Printed Publication Need Not Be Easily Located to Be Prior Art


Suffolk Techs., LLC v. AOL Inc.

Addressing the standard for establishing that an alleged prior art reference qualifies as a “printed publication,” the U.S. Court of Appeals for the Federal Circuit affirmed summary judgment that a non-indexed, non-searchable newsgroup post invalidated a patent, finding that a printed publication does not need to be easily located to qualify as prior art.  Suffolk Techs., LLC v. AOL Inc., Case No. 13-1392 (Fed.

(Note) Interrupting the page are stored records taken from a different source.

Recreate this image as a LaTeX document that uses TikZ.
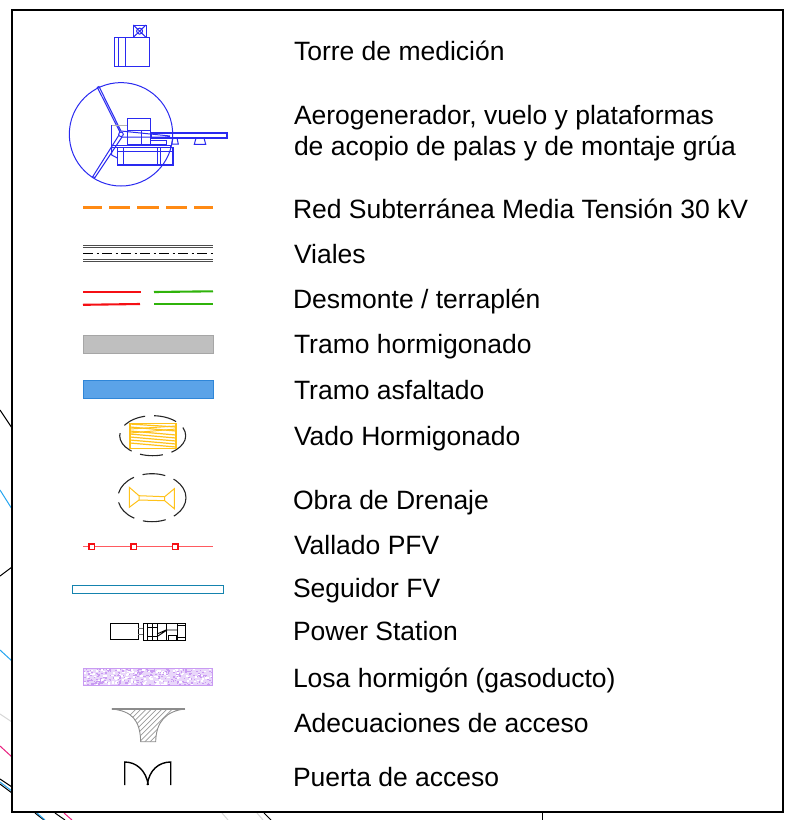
\documentclass[tikz,border=0pt]{standalone}
\usepackage{fontspec}
\setmainfont{Liberation Sans}
\usetikzlibrary{patterns}
\definecolor{cadblue}{HTML}{2A2AF0}
\definecolor{orangeline}{HTML}{FF8A14}
\definecolor{redline}{HTML}{F50F14}
\definecolor{greenline}{HTML}{2FB30A}
\definecolor{vadoyellow}{HTML}{FFC21A}
\definecolor{tealline}{HTML}{1583AE}
\definecolor{purplefill}{HTML}{C99BF2}
\definecolor{mapblue}{HTML}{25A5F0}
\definecolor{mappink}{HTML}{E8207F}
\definecolor{mapgrey}{HTML}{D8D8D8}
\definecolor{asphaltfill}{HTML}{5BA3E8}
\definecolor{asphaltedge}{HTML}{2F86D8}
\definecolor{fenceline}{HTML}{FF5A60}
\tikzset{
  x=1pt,y=-1pt,
  legendtext/.style={anchor=base west,inner sep=0pt,outer sep=0pt,font=\fontsize{26.5}{31}\selectfont,text=black,align=left},
  cad/.style={draw=cadblue,line width=1pt},
  cadthick/.style={draw=cadblue,line width=1.6pt},
  road/.style={draw=black!70,line width=0.9pt},
  dashring/.style={draw=black!85,line width=1.1pt,dash pattern=on 23pt off 9pt},
  vado/.style={draw=vadoyellow,line width=1pt},
  frag/.style={line width=1pt},
}
\begin{document}
\begin{tikzpicture}
\useasboundingbox (0,0) rectangle (795,820);
% map fragments outside the frame
\draw[frag,black] (0,410) -- (12,428);
\draw[frag,mapblue] (0,490) -- (12,509);
\draw[frag,black] (0,576) -- (12,567);
\draw[frag,mapblue] (0,650) -- (12,661);
\draw[frag,mapgrey] (0,714) -- (12,722);
\draw[frag,mappink] (0,746) -- (12,757);
\draw[frag,black] (0,779) -- (12,787);
\draw[frag,mapblue] (0,782) -- (12,791);
\draw[frag,black] (0,784) -- (12,793);
\draw[frag,black] (35,813) -- (44,820);
\draw[frag,mapblue] (37,813) -- (45,820);
\draw[frag,black] (55,813) -- (65,820);
\draw[frag,mappink] (64,813) -- (72,820);
\draw[frag,mapgrey] (222,813) -- (228,820);
\draw[frag,mapgrey] (257,813) -- (263,820);
\draw[frag,black] (264,813) -- (271,820);
\draw[frag,black] (542.5,813) -- (542.5,820);
% frame
\draw[black,line width=2pt] (12,10) rectangle (783,812);
% measurement tower
\draw[cad] (133.3,25) rectangle (146,37.3);
\draw[cad] (133.3,25) -- (146,37.3) (146,25) -- (133.3,37.3);
\draw[cad] (139.6,31.1) circle (3);
\draw[cad] (114,37.3) rectangle (149.3,66);
\draw[cad] (118.3,37.3) -- (118.3,66) (125.3,37.3) -- (125.3,66);
% wind turbine
\draw[cad] (121,134.3) circle (51.7);
\draw[cad] (121,134.3) -- (97.3,87.3) -- (99,86.5) -- (121,131);
\draw[cad] (119,135) -- (92.7,176.7) -- (95,177.5) -- (122,137);
\draw[draw=black!30,line width=0.8pt] (111.7,125) rectangle (127.3,145);
\draw[cad] (111.7,125) -- (111.7,145) -- (127.3,145);
\draw[cad] (127.3,118.3) rectangle (150.7,130.7);
\draw[cad] (127.3,130.7) rectangle (150.7,144);
\draw[cad] (141,130.7) -- (141,144);
\draw[cad] (121,131) -- (170,136) (121,137) -- (170,137);
\draw[cadthick] (150.7,132.7) rectangle (226.7,138);
\draw[cad] (150.7,140) rectangle (166.7,144);
\draw[cad] (171.7,144) -- (173,138) -- (177,138) -- (178.3,144) -- cycle;
\draw[cad] (194.3,144.3) -- (196,138) -- (204,138) -- (205.7,144.3) -- cycle;
\draw[cad] (111.7,145) rectangle (170,147.3);
\draw[cadthick] (117.3,147.3) rectangle (172.7,164.7);
\draw[cad] (117.3,151.7) -- (172.7,151.7);
\draw[cad] (123.3,147.3) -- (123.3,164.7) (157.7,147.3) -- (157.7,164.7) (160,147.3) -- (160,164.7);
\draw[cad] (111.7,145) -- (111.7,155) -- (117.3,158);
\draw[cad,fill=white] (121,134.3) circle (2.3);
% medium-voltage line
\draw[orangeline,line width=3pt] (83,207) -- (101.7,207) (109.3,207) -- (130,207) (137.3,207) -- (158.7,207) (166,207) -- (187,207) (194.3,207) -- (213.3,207);
% roads
\draw[road] (83,245.5) -- (213,245.5) (83,247) -- (213,247);
\draw[road] (83,259.5) -- (213,259.5) (83,261) -- (213,261);
\draw[draw=black,line width=1.1pt,dash pattern=on 10pt off 3.5pt on 2pt off 3.5pt] (83,253.3) -- (213,253.3);
% cut and fill
\draw[redline,line width=2.1pt] (83,291.7) -- (140.7,291.7);
\draw[redline,line width=2.1pt] (83,304.8) -- (140,304);
\draw[greenline,line width=2.1pt] (154,292) -- (213,291.3);
\draw[greenline,line width=2.1pt] (154,304) -- (213,304);
% concrete and asphalt
\draw[fill=black!25,draw=black!35,line width=0.7pt] (83,335) rectangle (213,353);
\draw[fill=asphaltfill,draw=asphaltedge,line width=0.7pt] (83,380) rectangle (213,398);
% concrete ford
\draw[dashring] (152.7,435.7) ellipse (33 and 20);
\draw[draw=vadoyellow,line width=1.5pt] (130,423.3) rectangle (176,448.3);
\foreach \a/\b in {424/427,427/431,431/435,434/438,437/441,440/444,443/447}{
  \draw[vado,line width=1.2pt] (130,\a) -- (176,\b);
}
\draw[vado] (130,429) -- (176,426) (130,433) -- (176,429);
% drainage work
\draw[dashring] (152,497.7) ellipse (34 and 24);
\draw[vado] (129.3,487.3) -- (139,495.7) -- (139,500) -- (129.3,507.3) -- cycle;
\draw[vado] (174.3,488.7) -- (164.7,496.7) -- (164.7,500.7) -- (174.3,508.7) -- cycle;
\draw[vado] (139,495.7) -- (164.7,496.7) (139,500) -- (164.7,500.7);
% fence
\draw[draw=fenceline,line width=1.2pt] (83,546.7) -- (213,546.7);
\foreach \x in {91.7,133.7,175.3}{
  \draw[draw=redline,fill=white,line width=1.1pt] (\x-2.7,544) rectangle (\x+2.7,549.4);
}
% PV tracker
\draw[tealline,line width=1.2pt] (72.3,585.3) rectangle (223.3,593.7);
% power station
\draw[black,line width=1pt] (110.3,623.7) rectangle (138.3,639.3);
\draw[black!55,line width=1pt] (138.3,628.3) -- (143.3,628.3) (138.3,634.3) -- (143.3,634.3);
\draw[black,line width=1.1pt] (143.3,623.7) rectangle (185.7,640.3);
\draw[black,line width=0.9pt] (147,623.7) -- (147,640.3) (152,623.7) -- (152,640.3) (157,623.7) -- (157,640.3) (166,623.7) -- (166,640.3) (177,623.7) -- (177,640.3);
\draw[black,line width=0.9pt] (147,627) -- (157,627) (147,636.5) -- (157,636.5);
\draw[black,line width=0.9pt] (157,634) -- (166,630) (158,636) -- (167,630) (166,630) -- (177,630);
\draw[black,line width=0.9pt] (168.5,635) rectangle (176,640.3);
\draw[black,line width=0.9pt] (177,625) rectangle (185.7,637);
% concrete slab
\begin{scope}
\clip (83.3,668.3) rectangle (212.7,685.3);
\pgfmathsetseed{7}
\fill[purplefill!40] (83.3,668.3) rectangle (212.7,685.3);
\foreach \i in {1,...,300}{
  \pgfmathsetmacro{\px}{83.3+129.4*rnd}
  \pgfmathsetmacro{\py}{668.3+17*rnd}
  \fill[purplefill] (\px,\py) rectangle (\px+1.6,\py+1.3);
}
\foreach \i in {1,...,130}{
  \pgfmathsetmacro{\px}{83.3+129.4*rnd}
  \pgfmathsetmacro{\py}{668.3+17*rnd}
  \fill[white] (\px,\py) rectangle (\px+2.2,\py+1.6);
}
\end{scope}
\draw[purplefill,line width=1.2pt] (83.3,668.3) rectangle (212.7,685.3);
% access works
\begin{scope}
\clip (111.7,709) .. controls (132,711) and (140,720) .. (140.7,741.7) -- (155.7,741.7) .. controls (156,722) and (166,711) .. (185,709) -- cycle;
\foreach \d in {0,5.2,...,90}{
  \draw[black!40,line width=0.7pt] (100+\d,745) -- (100+\d+40,705);
}
\end{scope}
\draw[black!45,line width=1.1pt] (111.7,709) -- (185,709);
\draw[black!45,line width=0.9pt] (111.7,709) .. controls (132,711) and (140,720) .. (140.7,741.7) -- (155.7,741.7) .. controls (156,722) and (166,711) .. (185,709);
% access gate
\draw[black,line width=1.4pt] (124.7,785) -- (124.7,762) .. controls (136,762) and (146,770) .. (148.3,785);
\draw[black,line width=1.4pt] (170.7,785) -- (170.7,762) .. controls (159,762) and (149,770) .. (147.3,785);
% labels
\node[legendtext] (t1) at (294,60) {Torre de medición};
\node[legendtext] (t2a) at (294,124.5) {Aerogenerador, vuelo y plataformas};
\node[legendtext] (t2b) at (294,155.5) {de acopio de palas y de montaje grúa};
\node[legendtext] (t3) at (293,218) {Red Subterránea Media Tensión 30 kV};
\node[legendtext] (t4) at (294,263) {Viales};
\node[legendtext] (t5) at (293,308) {Desmonte / terraplén};
\node[legendtext] (t6) at (294,353) {Tramo hormigonado};
\node[legendtext] (t7) at (294,399) {Tramo asfaltado};
\node[legendtext] (t8) at (294,445) {Vado Hormigonado};
\node[legendtext] (t9) at (293,509) {Obra de Drenaje};
\node[legendtext] (t10) at (294,554) {Vallado PFV};
\node[legendtext] (t11) at (293,597) {Seguidor FV};
\node[legendtext] (t12) at (293,640) {Power Station};
\node[legendtext] (t13) at (293,687) {Losa hormigón (gasoducto)};
\node[legendtext] (t14) at (294,732) {Adecuaciones de acceso};
\node[legendtext] (t15) at (293,786) {Puerta de acceso};
\end{tikzpicture}
\end{document}
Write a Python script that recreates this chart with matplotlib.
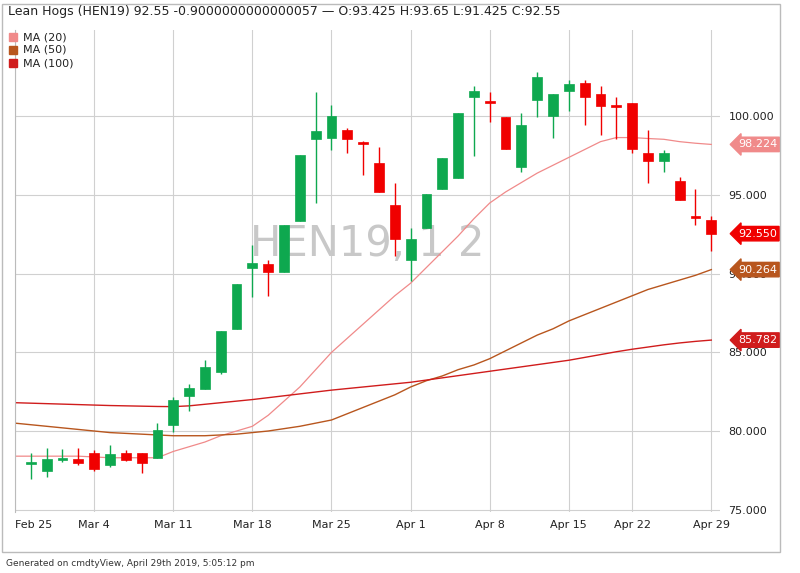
import matplotlib
matplotlib.use("Agg")
import matplotlib.pyplot as plt
from matplotlib.patches import Rectangle

# trading-day index 0 = Feb 25 (no candle), 44 = Apr 29
day_idx = list(range(1, 45))
opens = [77.93, 77.48, 78.18, 78.24, 78.63, 77.86, 78.63, 78.63, 78.31, 80.41, 82.25, 82.70, 83.78, 86.51,
         90.39, 90.59, 90.08, 93.38, 98.60, 98.66, 99.11, 98.28, 97.07, 94.40, 90.90, 92.94, 95.36, 96.06,
         101.21, 100.89, 99.94, 96.76, 101.02, 100.00, 101.59, 102.16, 101.46, 100.64, 100.83, 97.71, 97.14,
         95.87, 93.58, 93.425]
closes = [77.95, 78.24, 78.31, 77.99, 77.61, 78.56, 78.18, 77.99, 80.09, 82.00, 82.76, 84.10, 86.39, 89.38,
          90.71, 90.08, 93.07, 97.58, 99.05, 100.00, 98.60, 98.26, 95.23, 92.24, 92.24, 95.10, 97.33, 100.25,
          101.59, 100.87, 97.96, 99.49, 102.48, 101.40, 102.04, 101.21, 100.64, 100.62, 97.96, 97.20, 97.65,
          94.66, 93.56, 92.55]
highs = [78.63, 78.94, 78.88, 78.94, 78.82, 79.13, 78.82, 78.63, 80.53, 82.19, 83.02, 84.54, 86.39, 89.38,
         91.86, 90.90, 93.07, 97.58, 101.53, 100.70, 99.30, 98.41, 98.09, 95.74, 92.88, 95.10, 97.33, 100.25,
         101.97, 101.53, 99.94, 100.25, 102.80, 101.40, 102.29, 102.35, 101.97, 101.21, 100.83, 99.11, 97.90,
         96.18, 95.36, 93.65]
lows = [76.97, 77.10, 78.05, 77.86, 77.48, 77.74, 78.12, 77.35, 78.31, 79.96, 81.30, 82.70, 83.65, 86.51,
        88.49, 88.61, 90.08, 93.38, 94.53, 97.84, 97.71, 96.25, 95.23, 91.16, 89.57, 92.94, 95.36, 96.06,
        97.46, 99.62, 97.96, 96.44, 99.94, 98.66, 100.38, 99.49, 98.85, 98.60, 97.65, 95.80, 96.50,
        94.66, 93.07, 91.425]
ma20 = [78.4, 78.4, 78.4, 78.4, 78.4, 78.35, 78.3, 78.3, 78.3, 78.3, 78.7, 79.0, 79.3, 79.7, 80.0,
        80.3, 81.0, 81.9, 82.8, 83.9, 85.0, 85.9, 86.8, 87.7, 88.6, 89.4, 90.4, 91.4, 92.4, 93.5,
        94.5, 95.2, 95.8, 96.4, 96.9, 97.4, 97.9, 98.4, 98.66, 98.66, 98.6, 98.55, 98.4, 98.3, 98.224]
ma50 = [80.5, 80.4, 80.3, 80.2, 80.1, 80.0, 79.9, 79.85, 79.8, 79.75, 79.7, 79.7, 79.7, 79.75, 79.8,
        79.9, 80.0, 80.15, 80.3, 80.5, 80.7, 81.1, 81.5, 81.9, 82.3, 82.8, 83.2, 83.5, 83.9, 84.2,
        84.6, 85.1, 85.6, 86.1, 86.5, 87.0, 87.4, 87.8, 88.2, 88.6, 89.0, 89.3, 89.6, 89.9, 90.264]
ma100 = [81.8, 81.77, 81.74, 81.71, 81.68, 81.65, 81.62, 81.6, 81.58, 81.56, 81.55, 81.6, 81.7, 81.8, 81.9,
         82.0, 82.12, 82.24, 82.36, 82.48, 82.6, 82.7, 82.8, 82.9, 83.0, 83.1, 83.24, 83.38, 83.52, 83.66,
         83.8, 83.94, 84.08, 84.22, 84.36, 84.5, 84.68, 84.86, 85.04, 85.2, 85.34, 85.48, 85.6, 85.7, 85.782]
tick_idx = [0, 5, 10, 15, 20, 25, 30, 35, 39, 44]
tick_labels = ["Feb 25", "Mar 4", "Mar 11", "Mar 18", "Mar 25", "Apr 1", "Apr 8", "Apr 15", "Apr 22", "Apr 29"]
y_ticks = [75, 80, 85, 90, 95, 100]

GREEN = "#0ea84f"
RED = "#f00000"
C20, C50, C100 = "#f08a8a", "#b8561e", "#d01c1c"

fig = plt.figure(figsize=(8, 5.73), dpi=100)
fig.patch.set_facecolor("white")
ax = fig.add_axes([15/800, 1 - 512/573, 705/800, 482/573])
ax.set_xlim(0, 44.55)
ax.set_ylim(74.85, 105.5)

xs = list(range(len(ma20)))
ax.plot(xs, ma20, color=C20, lw=0.9, zorder=2)
ax.plot(xs, ma50, color=C50, lw=1.0, zorder=2)
ax.plot(xs, ma100, color=C100, lw=1.0, zorder=2)

w = 0.62
for x, o, h, l, c in zip(day_idx, opens, highs, lows, closes):
    col = GREEN if c >= o else RED
    ax.vlines(x, l, h, color=col, lw=1.0, zorder=3)
    bot, top = min(o, c), max(o, c)
    hgt = max(top - bot, 0.12)
    ax.add_patch(Rectangle((x - w/2, bot), w, hgt, facecolor=col, edgecolor=col, lw=0.5, zorder=4))

ax.set_xticks(tick_idx)
ax.set_xticklabels(tick_labels, fontsize=8, color="#222")
ax.get_xticklabels()[0].set_ha("left")
ax.set_yticks(y_ticks)
ax.set_yticklabels([f"{v:.3f}" for v in y_ticks], fontsize=8, color="#222")
ax.yaxis.tick_right()
ax.tick_params(length=0, pad=6)
ax.grid(True, color="#d0d0d0", lw=0.8)
ax.set_axisbelow(True)
for s in ax.spines.values():
    s.set_visible(False)
ax.spines["left"].set_visible(True)
ax.spines["left"].set_color("#bbbbbb")

ax.text(0.5, 0.555, "HEN19, 1 2", transform=ax.transAxes, fontsize=30, color="#c8c8c8",
        ha="center", va="center", zorder=1)

# value tags
for val, col in [(98.224, C20), (92.55, RED), (90.264, C50), (85.782, C100)]:
    ax.annotate(f"{val:.3f}", xy=(1.0, val), xycoords=("axes fraction", "data"),
                xytext=(13, 0), textcoords="offset points", fontsize=8, color="white",
                va="center", ha="left", zorder=6, annotation_clip=False,
                bbox=dict(boxstyle="larrow,pad=0.2", fc=col, ec=col))

fig.text(8/800, 1 - 12/573, "Lean Hogs (HEN19) 92.55 -0.9000000000000057 \u2014 O:93.425 H:93.65 L:91.425 C:92.55",
         fontsize=9, color="#222", va="center")
for i, (lab, col) in enumerate([("MA (20)", C20), ("MA (50)", C50), ("MA (100)", C100)]):
    yy = 1 - (37 + 13*i)/573
    fig.patches.append(Rectangle((9/800, yy - 4/573), 8/800, 8/573, transform=fig.transFigure,
                                 facecolor=col, edgecolor=col))
    fig.text(23/800, yy, lab, fontsize=8, color="#222", va="center")

fig.text(6/800, 1 - 563/573, "Generated on cmdtyView, April 29th 2019, 5:05:12 pm", fontsize=6.5,
         color="#333", va="center")
fig.patches.append(Rectangle((2/800, 1 - 552/573), 778/800, 548/573, transform=fig.transFigure,
                             fill=False, edgecolor="#bbbbbb", lw=1))
fig.savefig("out.png", dpi=100)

Cir., May 27, 2014) (Prost, J.)

Suffolk sued AOL and Google on a patent directed to controlling a server that supplies files to computers that render web pages.  The alleged invalidating reference was a 1995 posting in an online newsgroup (Post).  A college student authored the Post to answer a question posed by another user.  Although the newsgroup’s policy was to alter each entry’s timestamp and e-mail address to protect its users from spambots, the author authenticated the substance of his response.  After the district court found that the asserted claims of the patent were anticipated by the Post, Suffolk appealed.

Considering Suffolk’s appeal of summary judgment on invalidity, the Federal Circuit addressed Suffolk’s arguments that the Post was neither a “printed publication” nor reliable.  Suffolk argued that the Post was not prior art because it was too difficult for a person skilled in the art to locate—the post was not indexed, was not searchable and could only be sorted by date.  The Federal Circuit rejected this argument because a printed publication need not be easily found if it was sufficiently disseminated at the time of publication.  Because the Post was among six responses during the week following the original query, the Federal Circuit determined that the Post was sufficiently disseminated.  Although the Federal Circuit disagreed that the Post was difficult to locate, it explained that ease of location is immaterial if the reference was disseminated at publication.

In addition, despite the fact that the Post’s author authenticated the substance of his Post, Suffolk maintained that the altered timestamp and e-mail address could suggest that the Post is inaccurate and unreliable.  Without affirmative evidence indicating that the Post’s substance was altered, however, Suffolk could not defeat summary judgment.

Lastly, the Federal Circuit rejected Suffolk’s argument that a genuine issue of material fact existed, even if the expert witness testimony was excluded.  Suffolk argued that the Post did not disclose all of the claim elements.  The Federal Circuit rejected this argument for two reasons.  First, mere lawyer argument could not undermine credible expert testimony supporting summary judgment.  Second, the threat of cross-examination, without actual evidence, cannot overcome a summary judgment motion—if it could, then all such summary judgment motions would necessarily be denied.


DISCLAIMER: Because of the generality of this update, the information provided herein may not be applicable in all situations and should not be acted upon without specific legal advice based on particular situations.